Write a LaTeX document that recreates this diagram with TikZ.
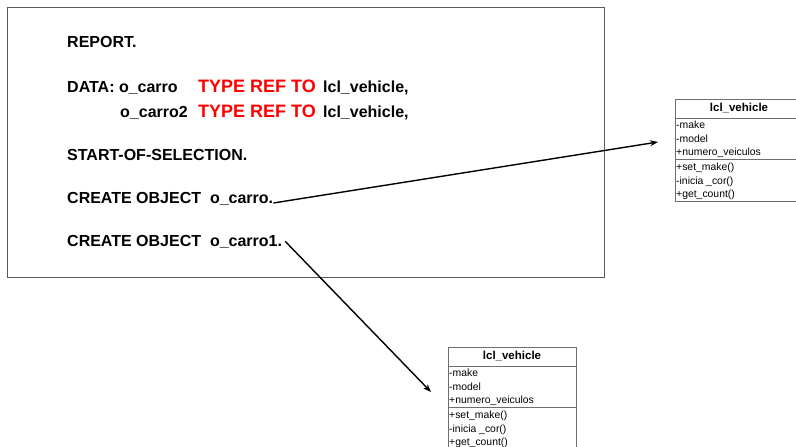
\documentclass[tikz,border=0pt]{standalone}
\usepackage{fontspec}
\setmainfont{Liberation Sans}
\usepackage{xcolor}
\usepackage{tikz}
\usetikzlibrary{arrows.meta}

\definecolor{AbapRed}{HTML}{FF0000}
\definecolor{FrameGray}{HTML}{5A5A5A}
\definecolor{BoxGray}{HTML}{6E6E6E}

\begin{document}
\begin{tikzpicture}[x=1pt,y=-1pt,
    code/.style={anchor=base west,inner sep=0pt,
      font=\bfseries\fontsize{16}{19}\selectfont},
    keyword/.style={code,text=AbapRed,font=\bfseries\fontsize{18}{21}\selectfont},
    umlhead/.style={inner sep=0pt,font=\bfseries\fontsize{11.5}{13}\selectfont},
    umltext/.style={anchor=base west,inner sep=0pt,font=\fontsize{10.4}{12}\selectfont},
    umlline/.style={draw=BoxGray,line width=0.8pt},
    link/.style={-{Stealth[length=8pt,width=6pt]},line width=1.4pt}]
  \useasboundingbox (0,0) rectangle (796,447);

  % Program frame
  \draw[draw=FrameGray,line width=0.9pt] (7.5,7.5) rectangle (604,277.5);

  % Source lines
  \node[code] (report) at (67,47.5) {REPORT.};
  \node[code] (data1) at (67,92) {DATA: o\_carro};
  \node[keyword] (type1) at (198,92) {TYPE REF TO};
  \node[code] (ref1) at (323,92) {lcl\_vehicle,};
  \node[code] (data2) at (120,117) {o\_carro2};
  \node[keyword] (type2) at (198,117) {TYPE REF TO};
  \node[code] (ref2) at (323,117) {lcl\_vehicle,};
  \node[code] (start) at (67,160.5) {START-OF-SELECTION.};
  \node[code] (create1) at (67,203) {CREATE OBJECT~~o\_carro.};
  \node[code,inner xsep=3pt] (create2) at (64,246) {CREATE OBJECT~~o\_carro1.};

  % Class boxes (both run past the page edge)
  \foreach \x/\y/\n in {675/99/a,448/347/b}{
    \draw[umlline] (\x,\y) rectangle ++(128,102);
    \draw[umlline] (\x,\y+19) -- ++(128,0);
    \draw[umlline] (\x,\y+60) -- ++(128,0);
    \node[umlhead] (cls\n) at (\x+64,\y+9.5) {lcl\_vehicle};
    % attributes
    \node[umltext] (make\n) at (\x+1,\y+29) {-make};
    \node[umltext] (model\n) at (\x+1,\y+43) {-model};
    \node[umltext] (count\n) at (\x+1,\y+56.5) {+numero\_veiculos};
    % methods
    \node[umltext] (setmake\n) at (\x+1,\y+71) {+set\_make()};
    \node[umltext] (cor\n) at (\x+1,\y+85) {-inicia \_cor()};
    \node[umltext] (getcount\n) at (\x+1,\y+98.5) {+get\_count()};
  }

  % References to the objects
  \coordinate (tip1) at (658,142);
  \coordinate (tip2) at (431,392);
  \draw[link] (create1.base east) -- (tip1);
  \draw[link] (create2.east) -- (tip2);
\end{tikzpicture}
\end{document}
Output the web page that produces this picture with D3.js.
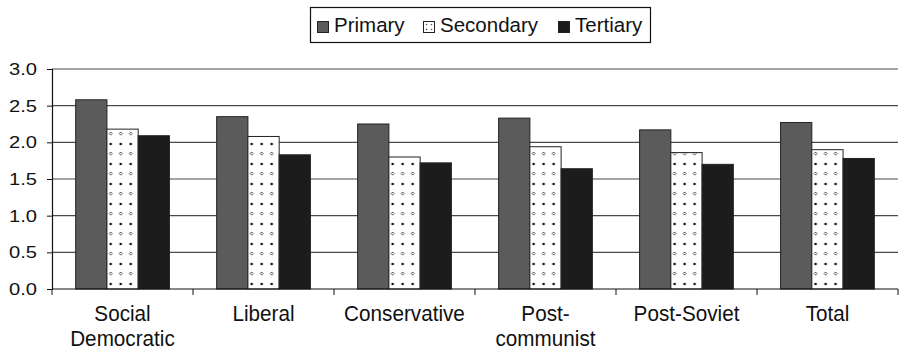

+ + + +

** Stated goal **
Only lines with "page" are wanted here; list each of them.

** Solution below **
  % Class boxes (both run past the page edge)
Output the web page that produces this picture with D3.js.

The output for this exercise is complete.